URBINO – Da anni costruiscono arredi per case di riposo e uffici, da anni erano a Urbino, nella zona Sasso, dove avevano la linea di montaggio, attrezzature e macchinari, un ufficio amministrativo e uno show room pieno di cataloghi. La Rio Rusciadelli a Urbino aveva tutto questo, ma dopo che il nevone di febbraio ha fatto crollare tutto l’edificio, è stata costretta a spostare tutto a Gallo.“La nostra è una piccola industria – dice Matteo Rusciadelli – forse non ha neanche la dignità di essere chiamata industria, ma la notte fra il 10 e l’11 febbraio abbiamo tremato”.
Dottor Rusciadelli, sapevate che il tetto era in eternit? Non avevate mai pensato di rimuoverlo?
“Personalmente non sapevo che fosse in amianto. Lo si poteva desumere dal fatto che il fabbricato era datato tra gli anni ‘60 e ‘70, periodo in cui veniva utilizzato moltissimo. Il tetto però, prima della neve, era integro, non c’erano motivi di particolare preoccupazione. In realtà non abbiamo pensato al tetto per il semplice fatto che è dovere del proprietario denunciare la presenza dell’amianto e noi non siamo i proprietari dell’immobile”.
Però avete dovuto sobbarcarvi le spese di rimozione, smaltimento e bonifica.
“Dopo il crollo, intuiti i problemi legati allo smaltimento, abbiamo più volte chiesto e sollecitato il proprietario. I termini sono sempre passati inevasi allora a un certo punto ci siamo mossi noi. C’era una pluralità di profili da tutelare: ambientale e di salute pubblica, in primis. Poi, in realtà, speravamo di riuscire a recuperare qualcosa dei mobili e delle attrezzature sotto le macerie. Ma è stato infruttuoso. Appunto, erano macerie”.
Non siete riusciti a salvare nulla, contando anche che la zona va bonificata e che tutto quello che va in contatto con l’amianto, se non si riesce a separarlo, va smaltito.
“Era quasi tutto da buttare. Se qualcosa poteva essere salvato, è stato rovinato dalle intemperie. I mobili e le attrezzature non possono essere rimosse se prima la zona non viene bonificata e tutto questo tempo legnami e ferri sono stati esposti totalmente al sole, al vento, alla pioggia. Perché il tetto non esiste più, è cielo aperto. Almeno ci siamo fatti carico di un’attività importante. La bonifica è ancora in corso, ci sono ancora i sacchi con pezzi di eternit dentro e se tutto va bene finiremo per fine aprile. Se non altro stiamo salvaguardando la salute pubblica e adempiamo a un dovere civico”.

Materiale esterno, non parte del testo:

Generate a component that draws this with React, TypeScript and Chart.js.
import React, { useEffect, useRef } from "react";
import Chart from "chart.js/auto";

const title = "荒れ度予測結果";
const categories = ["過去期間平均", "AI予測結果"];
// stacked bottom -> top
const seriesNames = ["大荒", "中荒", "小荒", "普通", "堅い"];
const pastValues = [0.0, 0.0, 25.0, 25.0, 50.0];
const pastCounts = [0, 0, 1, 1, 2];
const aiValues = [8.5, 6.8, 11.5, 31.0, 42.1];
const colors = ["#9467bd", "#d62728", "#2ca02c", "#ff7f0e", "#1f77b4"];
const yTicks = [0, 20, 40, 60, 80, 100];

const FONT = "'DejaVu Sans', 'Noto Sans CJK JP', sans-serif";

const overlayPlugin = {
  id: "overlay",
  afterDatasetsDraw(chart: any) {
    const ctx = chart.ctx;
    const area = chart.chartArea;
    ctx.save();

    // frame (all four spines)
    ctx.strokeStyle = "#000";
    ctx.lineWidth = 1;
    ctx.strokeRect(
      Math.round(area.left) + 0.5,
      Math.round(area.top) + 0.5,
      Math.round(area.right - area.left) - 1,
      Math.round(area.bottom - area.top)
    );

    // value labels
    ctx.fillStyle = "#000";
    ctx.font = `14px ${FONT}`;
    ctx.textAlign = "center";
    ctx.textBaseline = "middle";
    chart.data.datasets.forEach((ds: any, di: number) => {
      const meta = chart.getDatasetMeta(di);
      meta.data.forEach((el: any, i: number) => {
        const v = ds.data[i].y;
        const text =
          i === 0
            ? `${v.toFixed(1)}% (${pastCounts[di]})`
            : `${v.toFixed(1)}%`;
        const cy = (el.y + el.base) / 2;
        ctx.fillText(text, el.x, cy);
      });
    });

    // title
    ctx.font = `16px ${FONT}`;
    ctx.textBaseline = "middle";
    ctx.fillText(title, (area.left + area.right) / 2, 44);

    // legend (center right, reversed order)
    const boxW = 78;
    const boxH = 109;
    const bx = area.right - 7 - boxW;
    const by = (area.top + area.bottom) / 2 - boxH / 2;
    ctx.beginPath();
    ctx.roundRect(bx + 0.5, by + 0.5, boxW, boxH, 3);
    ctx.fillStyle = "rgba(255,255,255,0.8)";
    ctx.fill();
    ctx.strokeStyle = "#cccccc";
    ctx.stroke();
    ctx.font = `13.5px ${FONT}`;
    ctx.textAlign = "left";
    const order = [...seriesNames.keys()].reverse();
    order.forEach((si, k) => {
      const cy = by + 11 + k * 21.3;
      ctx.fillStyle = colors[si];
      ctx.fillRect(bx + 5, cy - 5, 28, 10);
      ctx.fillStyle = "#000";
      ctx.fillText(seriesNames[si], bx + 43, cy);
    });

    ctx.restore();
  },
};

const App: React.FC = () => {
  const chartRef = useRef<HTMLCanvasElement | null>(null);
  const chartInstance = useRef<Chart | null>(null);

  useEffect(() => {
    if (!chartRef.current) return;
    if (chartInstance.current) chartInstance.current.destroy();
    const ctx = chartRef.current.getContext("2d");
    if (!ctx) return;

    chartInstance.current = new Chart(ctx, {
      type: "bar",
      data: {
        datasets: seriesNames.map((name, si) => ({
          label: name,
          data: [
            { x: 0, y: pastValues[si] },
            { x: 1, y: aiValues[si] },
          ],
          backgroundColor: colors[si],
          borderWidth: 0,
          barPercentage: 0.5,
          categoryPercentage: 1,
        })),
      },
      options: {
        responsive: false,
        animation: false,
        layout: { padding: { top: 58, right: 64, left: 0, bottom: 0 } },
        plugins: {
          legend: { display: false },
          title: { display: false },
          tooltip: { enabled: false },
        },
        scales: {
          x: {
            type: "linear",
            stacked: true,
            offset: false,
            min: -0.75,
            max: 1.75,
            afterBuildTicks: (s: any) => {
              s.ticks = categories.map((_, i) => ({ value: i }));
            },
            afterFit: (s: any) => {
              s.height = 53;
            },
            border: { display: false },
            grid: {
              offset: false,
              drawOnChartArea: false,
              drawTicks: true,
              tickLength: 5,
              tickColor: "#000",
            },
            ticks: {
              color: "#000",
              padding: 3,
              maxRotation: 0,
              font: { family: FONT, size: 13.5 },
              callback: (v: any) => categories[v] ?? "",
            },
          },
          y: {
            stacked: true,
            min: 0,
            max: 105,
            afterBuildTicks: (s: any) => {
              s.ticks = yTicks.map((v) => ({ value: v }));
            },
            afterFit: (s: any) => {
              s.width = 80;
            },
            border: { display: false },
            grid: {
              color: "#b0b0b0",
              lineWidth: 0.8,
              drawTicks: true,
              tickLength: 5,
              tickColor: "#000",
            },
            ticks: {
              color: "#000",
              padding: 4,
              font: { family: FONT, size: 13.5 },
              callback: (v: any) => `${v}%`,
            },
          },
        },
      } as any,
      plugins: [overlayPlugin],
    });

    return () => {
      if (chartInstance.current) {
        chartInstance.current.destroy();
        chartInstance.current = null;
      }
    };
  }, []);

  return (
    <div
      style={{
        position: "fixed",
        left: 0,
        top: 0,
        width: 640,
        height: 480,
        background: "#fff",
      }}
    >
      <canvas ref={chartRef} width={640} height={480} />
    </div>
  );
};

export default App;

Un’osservanza ai doveri di cittadino che vi è costata molto cara, visto che non siete voi i proprietari dell’edificio.
“Stiamo pagando 30 euro al metro quadro, moltiplicando per circa mille metri quadrati di tetto in eternit, diciamo pure che ci aggiriamo intorno ai trentamila euro. Questo senza contare i danni ai materiali, ai macchinari e alla filiera produttiva. Ora con il proprietario è in atto un contenzioso per recuperare le spese sostenute, ma le stime sono molto basse”.